I think we can confidently say that Aaron Hernandez won’t be placing any bets, and not just because that’s illegal and grimy for him as a player. Even if it wasn’t, he has no clue what the hell is going on…

Now, about Bill Belichick’s Tebow press conference (this one, in case you missed it), and the apparent angst over his short answers among some members of the media: what, exactly, did you expect?

After watching the presser and reading the reaction both through the written digitized word and tweets on the Twitters, I observed how keenly aware the media is of Tebow’s ability to be a distraction through the media (two Hubboch links, we’re going for the high score). It’s a very dizzying cycle, and although I was briefly compelled to write a much longer post and search the vast land of Tebow to locate the origin of that everlasting vortex and its meaning, be thankful I’m not subjecting you to more than this.

Tebow is, at his very best, a third-string quarterback, though there’s great uncertainty surrounding his status as an NFL quarterback. This offseason numerous quarterbacks who at least equal Tebow’s lack of throwing talent have been signed with little fanfare, from Luke McCown to Seneca Wallace and Rex Grossman.

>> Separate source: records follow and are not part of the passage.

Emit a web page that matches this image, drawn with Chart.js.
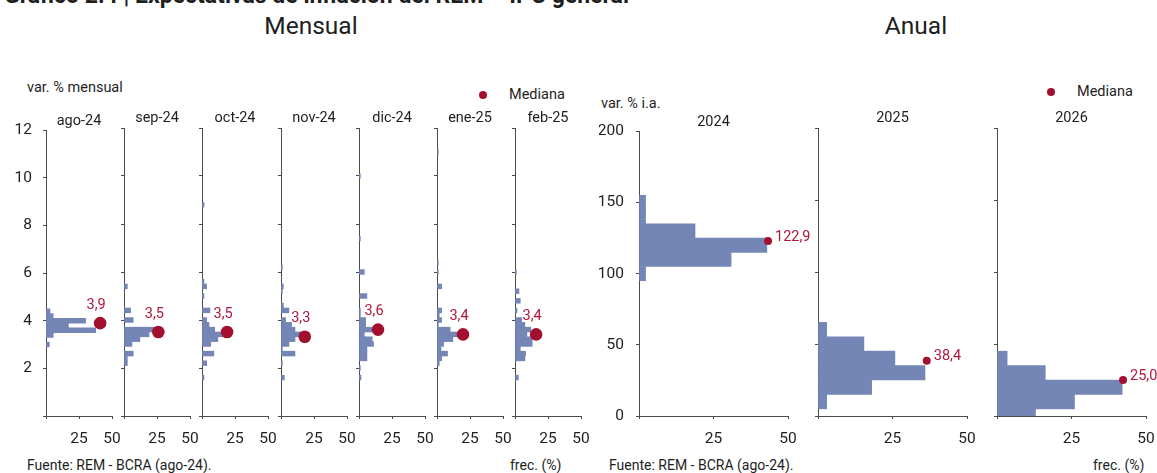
<!DOCTYPE html>
<html><head><meta charset="utf-8">
<script src="https://cdn.jsdelivr.net/npm/chart.js@4/dist/chart.umd.min.js"></script>
<style>
html,body{margin:0;padding:0}
body{width:1157px;height:473px;position:relative;overflow:hidden;background:#fff;font-family:Roboto,"Noto Sans",sans-serif;color:#1e1e1e}
.t{position:absolute;white-space:nowrap;line-height:1}
.dot{position:absolute;width:8px;height:8px;border-radius:50%;background:#a3102f}
canvas{position:absolute}
</style></head><body>
<div class="t" style="left:4px;top:-16px;font-size:23px;font-weight:bold">Gráfico 2.4 | Expectativas de inflación del REM – IPC general</div>
<div class="t" style="left:211px;width:200px;text-align:center;top:14px;font-size:24.5px">Mensual</div>
<div class="t" style="left:816px;width:200px;text-align:center;top:14px;font-size:24.5px">Anual</div>
<div class="t" style="left:27px;top:81px;font-size:14.5px">var. % mensual</div>
<div class="dot" style="left:479px;top:91px"></div>
<div class="t" style="left:509px;top:88px;font-size:14.5px">Mediana</div>
<div class="t" style="left:601px;top:97px;font-size:14.5px">var. % i.a.</div>
<div class="dot" style="left:1047px;top:88px"></div>
<div class="t" style="left:1077px;top:85px;font-size:14.5px">Mediana</div>
<div class="t" style="left:27px;top:458px;font-size:14px">Fuente: REM - BCRA (ago-24).</div>
<div class="t" style="left:510px;top:458px;font-size:14px">frec. (%)</div>
<div class="t" style="left:609px;top:458px;font-size:14px">Fuente: REM - BCRA (ago-24).</div>
<div class="t" style="left:1093px;top:458px;font-size:14px">frec. (%)</div>
<script>
// ---- Monthly expectations (var. % mensual), histogram bins (centre) and frequency (%) ----
const monthLabels = ['ago-24','sep-24','oct-24','nov-24','dic-24','ene-25','feb-25'];
const monthMedians = [3.9, 3.5, 3.5, 3.3, 3.6, 3.4, 3.4];
const monthMedianFreq = [41, 26, 19, 18, 14.4, 19.7, 16];
const agoBins = [4.4, 4.2, 4.0, 3.8, 3.6, 3.4, 3.0];
const agoFreq = [3, 5.5, 30, 17, 37.6, 5.5, 2.5];
const sepBins = [5.4, 4.4, 4.0, 3.6, 3.4, 3.2, 3.0, 2.6, 2.4, 2.2];
const sepFreq = [2.5, 5, 7, 23.5, 19, 12, 6, 7, 2.5, 2.5];
const octBins = [8.8, 5.6, 5.4, 5.0, 4.4, 4.0, 3.8, 3.6, 3.4, 3.2, 3.0, 2.6, 2.2, 1.6];
const octFreq = [1.5, 1.5, 3.5, 1.5, 6, 3.5, 5.3, 9.6, 16, 12, 6.6, 9, 3.5, 1.5];
const novBins = [6.2, 5.4, 5.2, 4.6, 4.4, 4.0, 3.8, 3.6, 3.4, 3.2, 3.0, 2.8, 2.6, 2.2, 1.6];
const novFreq = [1, 1.8, 1, 1.8, 6, 3.5, 8, 10.6, 15, 10.6, 6, 1, 10.6, 1, 2.5];
const dicBins = [10.0, 7.4, 6.0, 5.0, 4.4, 4.2, 4.0, 3.8, 3.6, 3.4, 3.2, 3.0, 2.8, 2.6, 2.4, 2.0, 1.6];
const dicFreq = [1, 1, 4, 6, 1, 1, 5, 5, 11, 4, 10, 11, 6, 6, 6, 1, 1.5];
const eneBins = [11.0, 6.4, 6.0, 5.4, 4.4, 4.2, 4.0, 3.8, 3.6, 3.4, 3.2, 3.0, 2.8, 2.6, 2.4, 2.2];
const eneFreq = [1, 1, 1, 3.5, 3.5, 1.7, 3.5, 1, 10, 16.5, 12, 5, 3, 8, 3.5, 1.7];
const febBins = [6.0, 5.2, 4.8, 4.4, 4.0, 3.8, 3.6, 3.4, 3.2, 3.0, 2.8, 2.6, 2.4, 1.6];
const febFreq = [1, 3, 4, 1.5, 5, 7.5, 12, 9, 13, 13, 4, 8, 7.5, 2.5];
const monthBins = [agoBins, sepBins, octBins, novBins, dicBins, eneBins, febBins];
const monthFreqs = [agoFreq, sepFreq, octFreq, novFreq, dicFreq, eneFreq, febFreq];
const monthTicksY = [0, 12, 2];

// ---- Annual expectations (var. % i.a.) ----
const yearLabels = ['2024', '2025', '2026'];
const yearMedians = [122.9, 38.4, 25.0];
const yearMedianFreq = [43.3, 36.5, 42.3];
const bins2024 = [150, 140, 130, 120, 110, 100];
const freq2024 = [2.2, 2.2, 18.8, 42.9, 30.9, 2.2];
const bins2025 = [60, 50, 40, 30, 20, 10];
const freq2025 = [2.9, 15.4, 25.8, 35.9, 18, 2.9];
const bins2026 = [40, 30, 20, 10, 0];
const freq2026 = [3.4, 16.2, 42, 26, 12.9];
const yearBins = [bins2024, bins2025, bins2026];
const yearFreqs = [freq2024, freq2025, freq2026];
const yearTicksY = [0, 200, 50];
const freqTicks = [0, 50, 25];

// ---- styles ----
const BAR = '#7486b6', DOT = '#a3102f', LBL = '#b0173c', AX = '#4a4a4a', TXT = '#1e1e1e';
Chart.defaults.font.family = 'Roboto, "Noto Sans", sans-serif';
Chart.defaults.color = TXT;

const medLabel = {
  id: 'medLabel',
  afterDatasetsDraw(chart, args, opts) {
    const meta = chart.getDatasetMeta(1);
    const ds = chart.data.datasets[1];
    const ctx = chart.ctx;
    ctx.save();
    ctx.font = opts.size + 'px Roboto, "Noto Sans", sans-serif';
    ctx.fillStyle = LBL;
    meta.data.forEach((pt, i) => {
      const txt = ds.data[i].y.toFixed(1).replace('.', ',');
      if (opts.side === 'top') {
        ctx.textAlign = 'center'; ctx.textBaseline = 'middle';
        ctx.fillText(txt, pt.x - 4, pt.y - 18);
      } else {
        ctx.textAlign = 'left'; ctx.textBaseline = 'middle';
        ctx.fillText(txt, pt.x + 7, pt.y - 4);
      }
    });
    ctx.restore();
  }
};

function makePanel(opt) {
  const c = document.createElement('canvas');
  c.width = opt.w; c.height = opt.h;
  c.style.left = opt.left + 'px'; c.style.top = opt.top + 'px';
  document.body.appendChild(c);
  const data = opt.bins.map((b, i) => ({x: opt.freqs[i], y: b}));
  new Chart(c, {
    type: 'bar',
    data: {
      datasets: [
        {type: 'bar', indexAxis: 'y', data, backgroundColor: BAR, borderWidth: 0,
         barPercentage: 1, categoryPercentage: 1, clip: 0, order: 1},
        {type: 'scatter', data: [{x: opt.medFreq, y: opt.median}], backgroundColor: DOT,
         borderWidth: 0, pointRadius: opt.r, pointHoverRadius: opt.r, clip: false, order: 0}
      ]
    },
    options: {
      indexAxis: 'y', responsive: false, animation: false, devicePixelRatio: 1,
      layout: {padding: {left: 0, right: opt.padR, top: 0, bottom: 0}},
      events: [],
      plugins: {
        legend: {display: false}, tooltip: {enabled: false},
        title: {display: true, text: opt.title, fullSize: false, color: TXT,
                font: {size: 14.5, weight: 'normal'}, padding: {top: 0, bottom: 0.6}},
        medLabel: {side: opt.side, size: opt.lblSize}
      },
      scales: {
        x: {type: 'linear', min: freqTicks[0], max: freqTicks[1], offset: false,
            border: {display: true, color: AX, width: 1},
            grid: {display: true, drawOnChartArea: false, drawTicks: true, tickLength: 3, color: AX},
            ticks: {stepSize: freqTicks[2], padding: 11, font: {size: 15.5}, color: TXT, maxRotation: 0,
                    callback: v => v === 0 ? '' : v},
            afterFit: s => { s.height = 30; }},
        y: {type: 'linear', min: opt.yt[0], max: opt.yt[1], offset: false,
            border: {display: true, color: AX, width: 1},
            grid: {display: true, offset: false, drawOnChartArea: false, drawTicks: true, tickLength: 3, color: AX},
            ticks: {display: opt.showY, stepSize: opt.yt[2], padding: opt.yPad, font: {size: 15.5}, color: TXT,
                    callback: v => (v === 0 && !opt.showZero) ? '' : v},
            afterFit: s => { s.width = 40; }}
      }
    },
    plugins: [medLabel]
  });
}

monthLabels.forEach((lab, i) => {
  const axisX = 46 + i * 78.17;
  makePanel({left: axisX - 40, top: 110, w: 40 + 66 + 30, h: 336, padR: 30,
    bins: monthBins[i], freqs: monthFreqs[i], median: monthMedians[i], medFreq: monthMedianFreq[i],
    title: lab, r: 6.3, side: 'top', lblSize: 14.5, yt: monthTicksY, showY: i === 0, showZero: false, yPad: 11});
});
yearLabels.forEach((lab, i) => {
  const axisX = 639 + i * 179;
  makePanel({left: axisX - 40, top: 110, w: 40 + 149 + 45, h: 336, padR: 45,
    bins: yearBins[i], freqs: yearFreqs[i], median: yearMedians[i], medFreq: yearMedianFreq[i],
    title: lab, r: 4, side: 'right', lblSize: 14.5, yt: yearTicksY, showY: i === 0, showZero: true, yPad: 12});
});
</script>
</body></html>
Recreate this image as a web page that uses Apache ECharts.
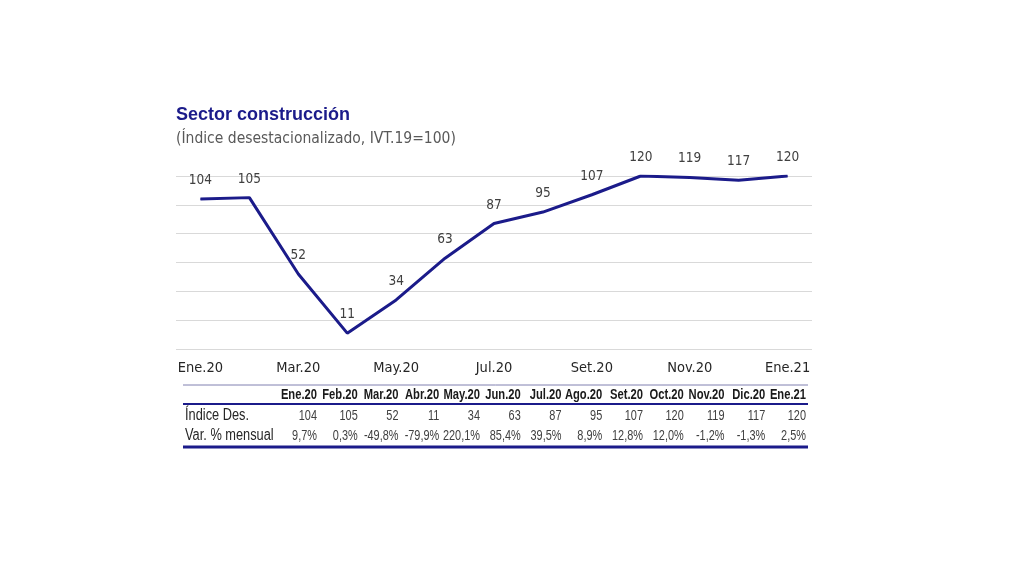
<!DOCTYPE html>
<html>
<head>
<meta charset="utf-8">
<script src="https://cdn.jsdelivr.net/npm/echarts@6/dist/echarts.min.js"></script>
<style>
html,body{margin:0;padding:0;background:#fff;}
#c{width:1024px;height:576px;}
</style>
</head>
<body>
<div id="c"></div>
<script>
const titleText = 'Sector construcción';
const subtitleText = '(Índice desestacionalizado, IVT.19=100)';
const months = ['Ene.20','Feb.20','Mar.20','Abr.20','May.20','Jun.20','Jul.20','Ago.20','Set.20','Oct.20','Nov.20','Dic.20','Ene.21'];
const indexValues = [104,105,52,11,34,63,87,95,107,120,119,117,120];
const monthlyVar = [9.7,0.3,-49.8,-79.9,220.1,85.4,39.5,8.9,12.8,12.0,-1.2,-1.3,2.5];
const rowLabels = ['Índice Des.','Var. % mensual'];

const COND = '"DejaVu Sans Condensed","Liberation Sans",sans-serif';
const ARIAL = '"Liberation Sans",Arial,sans-serif';
const NAVY = '#1b1b8a';

const chart = echarts.init(document.getElementById('c'));

// table built from the arrays
const tbl = [];
const colRight0 = 317, colStep = 40.75;
const fmtPct = v => v.toFixed(1).replace('.', ',') + '%';
function txt(x, y, s, font, fill, align, sx) {
  return {type:'text', x:x, y:y, scaleX:sx, style:{x:0, y:0, text:s, align:align, verticalAlign:'middle', font:font, fill:fill}};
}
months.forEach((m, i) => {
  const x = colRight0 + colStep * i;
  tbl.push(txt(x, 395, m, 'bold 14px ' + ARIAL, '#1a1a1a', 'right', 0.8));
  tbl.push(txt(x, 416, String(indexValues[i]), '14px ' + ARIAL, '#404040', 'right', 0.78));
  tbl.push(txt(x, 436, fmtPct(monthlyVar[i]), '14px ' + ARIAL, '#404040', 'right', 0.78));
});
tbl.push(txt(185, 416, rowLabels[0], '16px ' + ARIAL, '#262626', 'left', 0.8));
tbl.push(txt(185, 436, rowLabels[1], '16px ' + ARIAL, '#262626', 'left', 0.8));
tbl.push({type:'line', shape:{x1:183, y1:385, x2:808, y2:385}, style:{stroke:'#8080b0', lineWidth:1}});
tbl.push({type:'line', shape:{x1:183, y1:404, x2:808, y2:404}, style:{stroke:NAVY, lineWidth:2}});
tbl.push({type:'line', shape:{x1:183, y1:447, x2:808, y2:447}, style:{stroke:NAVY, lineWidth:3}});

chart.setOption({
  animation:false,
  backgroundColor:'#ffffff',
  title:[
    {text:titleText, left:176, top:106, padding:0, textStyle:{fontFamily:ARIAL, fontSize:18, fontWeight:'bold', color:NAVY}},
    {text:subtitleText, left:176, top:131, padding:0, textStyle:{fontFamily:COND, fontSize:15.5, fontWeight:'normal', color:'#595959'}}
  ],
  grid:{left:176, right:212, top:176, bottom:227},
  xAxis:{
    type:'category', data:months, boundaryGap:true,
    axisLine:{show:false}, axisTick:{show:false},
    axisLabel:{interval:1, margin:12, fontFamily:COND, fontSize:14.5, color:'#262626'}
  },
  yAxis:{
    type:'value', min:0, max:120, interval:20,
    axisLabel:{show:false}, axisLine:{show:false}, axisTick:{show:false},
    splitLine:{lineStyle:{color:'#d9d9d9', width:1}}
  },
  series:[{
    type:'line', data:indexValues, symbol:'circle', symbolSize:1, showSymbol:true,
    itemStyle:{color:NAVY},
    lineStyle:{color:NAVY, width:3},
    label:{show:true, position:'top', distance:11, fontFamily:COND, fontSize:13.5, color:'#404040'}
  }],
  graphic:tbl
});
</script>
</body>
</html>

They’re all depth signings, and bodies to provide competition throughout the offseason. But if they ever throw a meaningful pass, their team is screwed. Absolutely, utterly screwed.

That’s who Tim Tebow is, or at least who he is right now until Belichick and Josh McDaniels succeed where Tony Sparano failed, and figure out a way to make him useful at a position that isn’t quarterback. He’s a depth signing in June, and he can be jettisoned as quickly as he was acquired. Yet for reasons entirely removed from football — be it his religious beliefs, or his perch as one of the most influential figures of our time, apparently — Tebow’s mere presence is still considered a distraction.

And because he’s present, the beat writers searching for narratives during a press conference — which as an event is now inherently far more a form of entertainment than it is a place to gather unique information — want to talk about Tebow, not just because of those outside factors that make him compelling and magnetic, but because people know him. The simple fact that the average American knows who Tebow is (68 percent of the U.S. population recognizes Tebow, according to Q Scores, compared to 30 percent for the average athlete) and what he’s done, and what he stands for keeps the questions coming, even though it’s been over a year since he did anything of note on a football field.

Tebow is viewed as a distraction because we want him to be a distraction, and because he’s an easy entry point for those removed from the NFL to form a critical opinion on a football matter, or at least attempt to do that. For a time, his status as a distraction almost made Tebow unemployable, and untouchable.

Most of all, though, Tebow gives everyone — and especially those who follow the NFL only loosely — a chance to do something that gives them deep enjoyment: debate a topic passionately.

Meanwhile, Bill Belichick just wants to talk about football.